Source: Teacher College Record, Volume 116, Issue 14, pp. 535–554
(Reviewed by the Portal Team)
In this article, the author focuses on recognizing humor as a powerful resource for newcomers in social settings like museums.
The author argues that by using humor, visitors negotiate hybrid learning spaces, as well as gain authority in informal settings. The author suggests that humor can perform many different functions in social situations, among them relieving the pressure of not knowing, making other family members more at ease, and subtly taking back power in unfamiliar contexts.
Methods
The author discusses humor as a tool families use to help themselves feel more comfortable in museums, but also to help merge their everyday agendas with those of the museum. She used exemplars of family humor come from two different research studies conducted in different institutions. Study 1 follows the Lopez family, at a small marine science center, while Study 2 is a more detailed study of 10 families at a large museum of science.
Discussion
The author demonstrates that the humor seen functioned as a way to involve others, to ease the tension of not knowing a new setting, language, practice, or content, as well as to help shift authority from mediator to parent, or from parent to child. When Senor Lopez and Mr. Underwood made humor a central part of family activities, they helped open spaces for the family to explore new understandings in their own everyday language, and as part of normal family social practice.

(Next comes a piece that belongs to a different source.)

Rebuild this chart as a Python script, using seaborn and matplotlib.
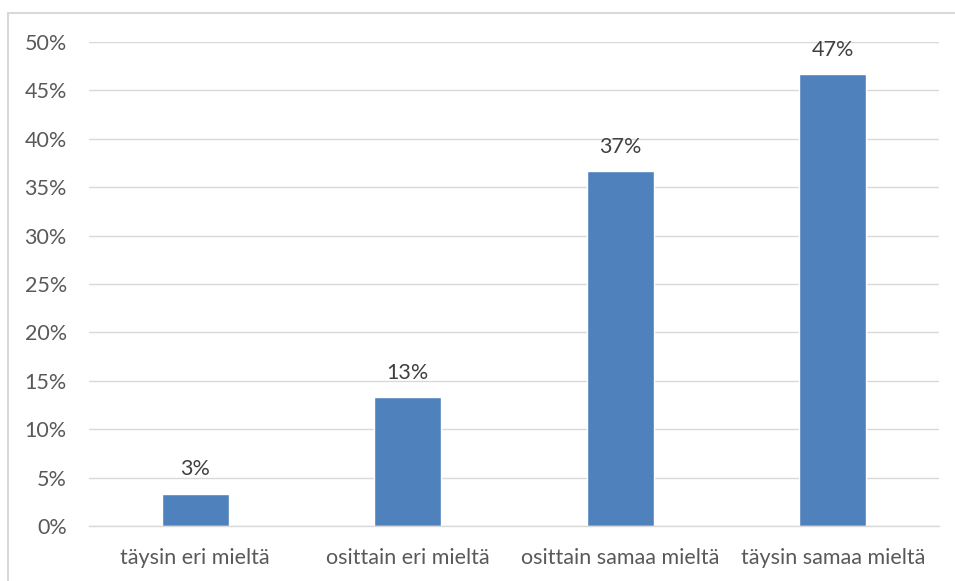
import matplotlib
matplotlib.use("Agg")
import matplotlib.pyplot as plt
import seaborn as sns
import pandas as pd
from matplotlib.ticker import PercentFormatter, MultipleLocator

categories = ["täysin eri mieltä", "osittain eri mieltä", "osittain samaa mieltä", "täysin samaa mieltä"]
values = [1/30, 4/30, 11/30, 14/30]
labels = ["3%", "13%", "37%", "47%"]

sns.set_theme(style="white")
plt.rcParams['font.family'] = ['Lato', 'DejaVu Sans']

W, H = 955, 581
fig = plt.figure(figsize=(W/100, H/100), dpi=100)
left, right, top, bottom = 89, 939, 42, 526
ax = fig.add_axes([left/W, 1-bottom/H, (right-left)/W, (bottom-top)/H])

df = pd.DataFrame({"cat": categories, "val": values})
sns.barplot(data=df, x="cat", y="val", color="#4F81BD", saturation=1, width=0.315, ax=ax)

fs = 15.5
ax.set_ylim(0, 0.5)
ax.yaxis.set_major_locator(MultipleLocator(0.05))
ax.yaxis.set_major_formatter(PercentFormatter(1.0, decimals=0))
ax.grid(axis='y', color='#D9D9D9', linewidth=1.0)
ax.set_axisbelow(True)
for s in ['top', 'right', 'left']:
    ax.spines[s].set_visible(False)
ax.spines['bottom'].set_color('#D9D9D9')
ax.spines['bottom'].set_linewidth(1.0)
ax.set_xlabel("")
ax.set_ylabel("")
ax.tick_params(axis='both', length=0, labelsize=fs, colors='#595959')
ax.tick_params(axis='y', pad=16)
ax.tick_params(axis='x', pad=16)

for p, lab in zip(ax.patches, labels):
    ax.annotate(lab, (p.get_x() + p.get_width()/2, p.get_height()),
                xytext=(0, 17.5), textcoords='offset points',
                ha='center', va='center', fontsize=fs, color='#404040')

from matplotlib.patches import Rectangle
fig.patches.append(Rectangle((8/W, -0.1), 1.2, 1 - 13/H + 0.1, transform=fig.transFigure,
                             fill=False, edgecolor='#D9D9D9', linewidth=1.5))

fig.savefig("out.png", dpi=100)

The author noted that Senor Lopez’s humor (in study 1) was responded to in every case, typically by the more knowledgeable biologist/mediator. This use of humor effectively ensured that the father and the whole family received new and important information in a comfortable, jocular environment. Such humor appeared to help establish the family’s authority. The author suggests that humor disrupts the more dominant tell-listen-respond format we sometimes see in museums when docent educators are present. While this pattern is changing, visitors are often expected to listen and respond to the expert, rather than being involved in mutual dialogue.
Conclusion
The author argues that families’ complex weaving of personal humor with the exhibit storyline creates a hybrid space that, in turn, allows collaboration and participation. The findings reveal that when Senor Lopez focused on who eats whom, and Mr. Underwood wove a dental hygiene message onto an exhibit meant to teach tooth form and function, they both opened a hybrid space. Such spaces need to be recognized and sanctioned as constituting family visiting practices—practices that enable each family to participate with the exhibits in their own, often, new ways.
The author concludes that identifying families’ nuanced practices, such as creating humorous alternative “lessons,” has provided new insights into families’ “cultural practices,” especially when situated in a novel setting.